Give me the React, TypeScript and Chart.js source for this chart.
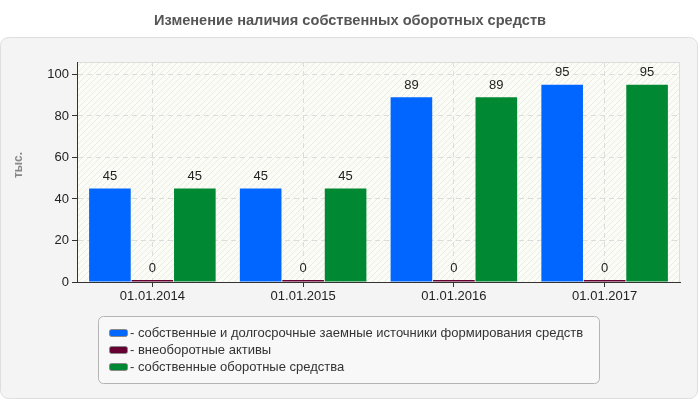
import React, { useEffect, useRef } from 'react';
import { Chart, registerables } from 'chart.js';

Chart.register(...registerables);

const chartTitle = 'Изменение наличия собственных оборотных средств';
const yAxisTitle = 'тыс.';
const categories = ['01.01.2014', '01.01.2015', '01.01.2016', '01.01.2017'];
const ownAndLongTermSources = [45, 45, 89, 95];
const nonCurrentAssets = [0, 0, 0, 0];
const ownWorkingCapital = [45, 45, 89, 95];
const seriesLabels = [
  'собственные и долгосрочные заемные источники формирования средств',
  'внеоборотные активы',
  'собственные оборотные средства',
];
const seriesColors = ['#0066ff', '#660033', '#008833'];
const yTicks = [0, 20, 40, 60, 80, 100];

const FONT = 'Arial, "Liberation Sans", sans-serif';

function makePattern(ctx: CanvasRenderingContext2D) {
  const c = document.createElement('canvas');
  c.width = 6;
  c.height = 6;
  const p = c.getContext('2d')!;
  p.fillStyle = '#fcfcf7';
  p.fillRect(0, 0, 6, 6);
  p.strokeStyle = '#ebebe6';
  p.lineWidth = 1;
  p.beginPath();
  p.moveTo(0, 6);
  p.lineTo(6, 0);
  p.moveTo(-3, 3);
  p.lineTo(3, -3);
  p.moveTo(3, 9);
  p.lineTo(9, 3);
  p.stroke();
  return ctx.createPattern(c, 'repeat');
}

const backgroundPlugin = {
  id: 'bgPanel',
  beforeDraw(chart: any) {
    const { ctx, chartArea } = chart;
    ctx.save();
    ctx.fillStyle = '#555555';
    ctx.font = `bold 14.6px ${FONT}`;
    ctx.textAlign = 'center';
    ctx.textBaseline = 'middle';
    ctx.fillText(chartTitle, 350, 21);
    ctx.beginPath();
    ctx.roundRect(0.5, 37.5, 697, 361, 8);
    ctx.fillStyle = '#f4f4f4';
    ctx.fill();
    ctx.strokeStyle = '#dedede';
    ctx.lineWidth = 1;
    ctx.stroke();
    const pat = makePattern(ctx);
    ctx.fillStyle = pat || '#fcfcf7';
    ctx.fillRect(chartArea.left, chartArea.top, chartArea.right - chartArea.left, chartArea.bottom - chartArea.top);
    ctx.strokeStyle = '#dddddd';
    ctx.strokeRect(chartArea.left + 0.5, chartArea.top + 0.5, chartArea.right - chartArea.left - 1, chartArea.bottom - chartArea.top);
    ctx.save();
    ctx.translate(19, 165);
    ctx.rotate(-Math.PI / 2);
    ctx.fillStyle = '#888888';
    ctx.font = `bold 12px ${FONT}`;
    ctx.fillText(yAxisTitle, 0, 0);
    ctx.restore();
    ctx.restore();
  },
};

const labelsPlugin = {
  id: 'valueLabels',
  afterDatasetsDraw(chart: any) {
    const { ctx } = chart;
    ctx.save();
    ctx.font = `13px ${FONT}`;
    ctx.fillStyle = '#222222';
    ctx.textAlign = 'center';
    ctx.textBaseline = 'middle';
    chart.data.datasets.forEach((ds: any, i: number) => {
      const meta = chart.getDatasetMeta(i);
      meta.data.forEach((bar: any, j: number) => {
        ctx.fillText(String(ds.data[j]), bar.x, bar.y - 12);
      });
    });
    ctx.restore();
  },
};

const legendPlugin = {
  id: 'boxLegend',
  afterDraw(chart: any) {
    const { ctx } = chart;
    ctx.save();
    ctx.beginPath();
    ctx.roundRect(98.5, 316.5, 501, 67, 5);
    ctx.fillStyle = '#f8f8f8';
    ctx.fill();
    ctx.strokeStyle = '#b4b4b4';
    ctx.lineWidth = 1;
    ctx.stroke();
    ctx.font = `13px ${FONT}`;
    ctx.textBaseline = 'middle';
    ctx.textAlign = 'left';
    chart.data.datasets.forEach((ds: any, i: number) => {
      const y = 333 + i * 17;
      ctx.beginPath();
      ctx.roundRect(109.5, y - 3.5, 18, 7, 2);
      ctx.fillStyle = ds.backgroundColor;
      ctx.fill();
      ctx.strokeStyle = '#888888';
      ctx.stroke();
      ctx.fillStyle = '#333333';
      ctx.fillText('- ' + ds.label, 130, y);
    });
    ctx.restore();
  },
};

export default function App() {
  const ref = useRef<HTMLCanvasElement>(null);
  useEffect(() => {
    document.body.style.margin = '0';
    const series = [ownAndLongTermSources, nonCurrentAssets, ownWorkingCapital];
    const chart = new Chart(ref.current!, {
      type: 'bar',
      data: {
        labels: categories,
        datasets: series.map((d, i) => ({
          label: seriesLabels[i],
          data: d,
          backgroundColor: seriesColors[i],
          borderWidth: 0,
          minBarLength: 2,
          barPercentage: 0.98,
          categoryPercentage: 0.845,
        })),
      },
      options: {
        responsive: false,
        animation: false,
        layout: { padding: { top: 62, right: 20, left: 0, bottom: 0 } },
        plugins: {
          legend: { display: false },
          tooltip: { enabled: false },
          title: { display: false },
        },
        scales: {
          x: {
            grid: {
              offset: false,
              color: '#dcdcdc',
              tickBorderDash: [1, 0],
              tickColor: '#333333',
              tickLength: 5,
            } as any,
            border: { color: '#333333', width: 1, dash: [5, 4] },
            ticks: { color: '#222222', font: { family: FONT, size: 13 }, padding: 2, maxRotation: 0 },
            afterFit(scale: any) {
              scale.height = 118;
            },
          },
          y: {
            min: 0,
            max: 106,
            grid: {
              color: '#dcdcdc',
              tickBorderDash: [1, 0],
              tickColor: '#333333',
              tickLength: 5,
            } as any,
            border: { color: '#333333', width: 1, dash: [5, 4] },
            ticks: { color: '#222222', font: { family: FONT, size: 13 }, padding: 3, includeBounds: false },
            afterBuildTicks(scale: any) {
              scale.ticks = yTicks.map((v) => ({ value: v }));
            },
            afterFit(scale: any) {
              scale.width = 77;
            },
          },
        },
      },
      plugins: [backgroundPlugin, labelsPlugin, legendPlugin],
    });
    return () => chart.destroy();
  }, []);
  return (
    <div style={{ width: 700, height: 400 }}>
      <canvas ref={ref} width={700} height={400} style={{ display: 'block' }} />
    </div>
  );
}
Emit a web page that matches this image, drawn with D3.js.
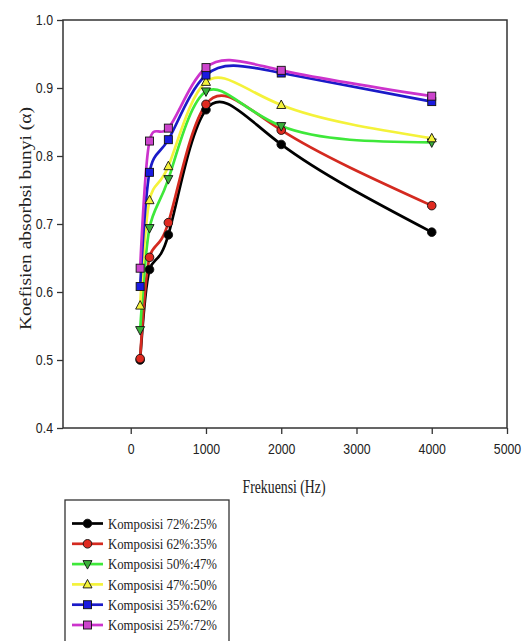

——————

PROMPT
Images in the data above are to be skipped. Retype all other material exactly.

ANSWER TO THIS TASK
Give me the React, TypeScript and Chart.js source for this chart.
import React, { useEffect, useRef } from 'react';
import { Chart, registerables } from 'chart.js';

Chart.register(...registerables);

const chartTitle = 'Изменение наличия собственных оборотных средств';
const yAxisTitle = 'тыс.';
const categories = ['01.01.2014', '01.01.2015', '01.01.2016', '01.01.2017'];
const ownAndLongTermSources = [45, 45, 89, 95];
const nonCurrentAssets = [0, 0, 0, 0];
const ownWorkingCapital = [45, 45, 89, 95];
const seriesLabels = [
  'собственные и долгосрочные заемные источники формирования средств',
  'внеоборотные активы',
  'собственные оборотные средства',
];
const seriesColors = ['#0066ff', '#660033', '#008833'];
const yTicks = [0, 20, 40, 60, 80, 100];

const FONT = 'Arial, "Liberation Sans", sans-serif';

function makePattern(ctx: CanvasRenderingContext2D) {
  const c = document.createElement('canvas');
  c.width = 6;
  c.height = 6;
  const p = c.getContext('2d')!;
  p.fillStyle = '#fcfcf7';
  p.fillRect(0, 0, 6, 6);
  p.strokeStyle = '#ebebe6';
  p.lineWidth = 1;
  p.beginPath();
  p.moveTo(0, 6);
  p.lineTo(6, 0);
  p.moveTo(-3, 3);
  p.lineTo(3, -3);
  p.moveTo(3, 9);
  p.lineTo(9, 3);
  p.stroke();
  return ctx.createPattern(c, 'repeat');
}

const backgroundPlugin = {
  id: 'bgPanel',
  beforeDraw(chart: any) {
    const { ctx, chartArea } = chart;
    ctx.save();
    ctx.fillStyle = '#555555';
    ctx.font = `bold 14.6px ${FONT}`;
    ctx.textAlign = 'center';
    ctx.textBaseline = 'middle';
    ctx.fillText(chartTitle, 350, 21);
    ctx.beginPath();
    ctx.roundRect(0.5, 37.5, 697, 361, 8);
    ctx.fillStyle = '#f4f4f4';
    ctx.fill();
    ctx.strokeStyle = '#dedede';
    ctx.lineWidth = 1;
    ctx.stroke();
    const pat = makePattern(ctx);
    ctx.fillStyle = pat || '#fcfcf7';
    ctx.fillRect(chartArea.left, chartArea.top, chartArea.right - chartArea.left, chartArea.bottom - chartArea.top);
    ctx.strokeStyle = '#dddddd';
    ctx.strokeRect(chartArea.left + 0.5, chartArea.top + 0.5, chartArea.right - chartArea.left - 1, chartArea.bottom - chartArea.top);
    ctx.save();
    ctx.translate(19, 165);
    ctx.rotate(-Math.PI / 2);
    ctx.fillStyle = '#888888';
    ctx.font = `bold 12px ${FONT}`;
    ctx.fillText(yAxisTitle, 0, 0);
    ctx.restore();
    ctx.restore();
  },
};

const labelsPlugin = {
  id: 'valueLabels',
  afterDatasetsDraw(chart: any) {
    const { ctx } = chart;
    ctx.save();
    ctx.font = `13px ${FONT}`;
    ctx.fillStyle = '#222222';
    ctx.textAlign = 'center';
    ctx.textBaseline = 'middle';
    chart.data.datasets.forEach((ds: any, i: number) => {
      const meta = chart.getDatasetMeta(i);
      meta.data.forEach((bar: any, j: number) => {
        ctx.fillText(String(ds.data[j]), bar.x, bar.y - 12);
      });
    });
    ctx.restore();
  },
};

const legendPlugin = {
  id: 'boxLegend',
  afterDraw(chart: any) {
    const { ctx } = chart;
    ctx.save();
    ctx.beginPath();
    ctx.roundRect(98.5, 316.5, 501, 67, 5);
    ctx.fillStyle = '#f8f8f8';
    ctx.fill();
    ctx.strokeStyle = '#b4b4b4';
    ctx.lineWidth = 1;
    ctx.stroke();
    ctx.font = `13px ${FONT}`;
    ctx.textBaseline = 'middle';
    ctx.textAlign = 'left';
    chart.data.datasets.forEach((ds: any, i: number) => {
      const y = 333 + i * 17;
      ctx.beginPath();
      ctx.roundRect(109.5, y - 3.5, 18, 7, 2);
      ctx.fillStyle = ds.backgroundColor;
      ctx.fill();
      ctx.strokeStyle = '#888888';
      ctx.stroke();
      ctx.fillStyle = '#333333';
      ctx.fillText('- ' + ds.label, 130, y);
    });
    ctx.restore();
  },
};

export default function App() {
  const ref = useRef<HTMLCanvasElement>(null);
  useEffect(() => {
    document.body.style.margin = '0';
    const series = [ownAndLongTermSources, nonCurrentAssets, ownWorkingCapital];
    const chart = new Chart(ref.current!, {
      type: 'bar',
      data: {
        labels: categories,
        datasets: series.map((d, i) => ({
          label: seriesLabels[i],
          data: d,
          backgroundColor: seriesColors[i],
          borderWidth: 0,
          minBarLength: 2,
          barPercentage: 0.98,
          categoryPercentage: 0.845,
        })),
      },
      options: {
        responsive: false,
        animation: false,
        layout: { padding: { top: 62, right: 20, left: 0, bottom: 0 } },
        plugins: {
          legend: { display: false },
          tooltip: { enabled: false },
          title: { display: false },
        },
        scales: {
          x: {
            grid: {
              offset: false,
              color: '#dcdcdc',
              tickBorderDash: [1, 0],
              tickColor: '#333333',
              tickLength: 5,
            } as any,
            border: { color: '#333333', width: 1, dash: [5, 4] },
            ticks: { color: '#222222', font: { family: FONT, size: 13 }, padding: 2, maxRotation: 0 },
            afterFit(scale: any) {
              scale.height = 118;
            },
          },
          y: {
            min: 0,
            max: 106,
            grid: {
              color: '#dcdcdc',
              tickBorderDash: [1, 0],
              tickColor: '#333333',
              tickLength: 5,
            } as any,
            border: { color: '#333333', width: 1, dash: [5, 4] },
            ticks: { color: '#222222', font: { family: FONT, size: 13 }, padding: 3, includeBounds: false },
            afterBuildTicks(scale: any) {
              scale.ticks = yTicks.map((v) => ({ value: v }));
            },
            afterFit(scale: any) {
              scale.width = 77;
            },
          },
        },
      },
      plugins: [backgroundPlugin, labelsPlugin, legendPlugin],
    });
    return () => chart.destroy();
  }, []);
  return (
    <div style={{ width: 700, height: 400 }}>
      <canvas ref={ref} width={700} height={400} style={{ display: 'block' }} />
    </div>
  );
}
Emit a web page that matches this image, drawn with D3.js.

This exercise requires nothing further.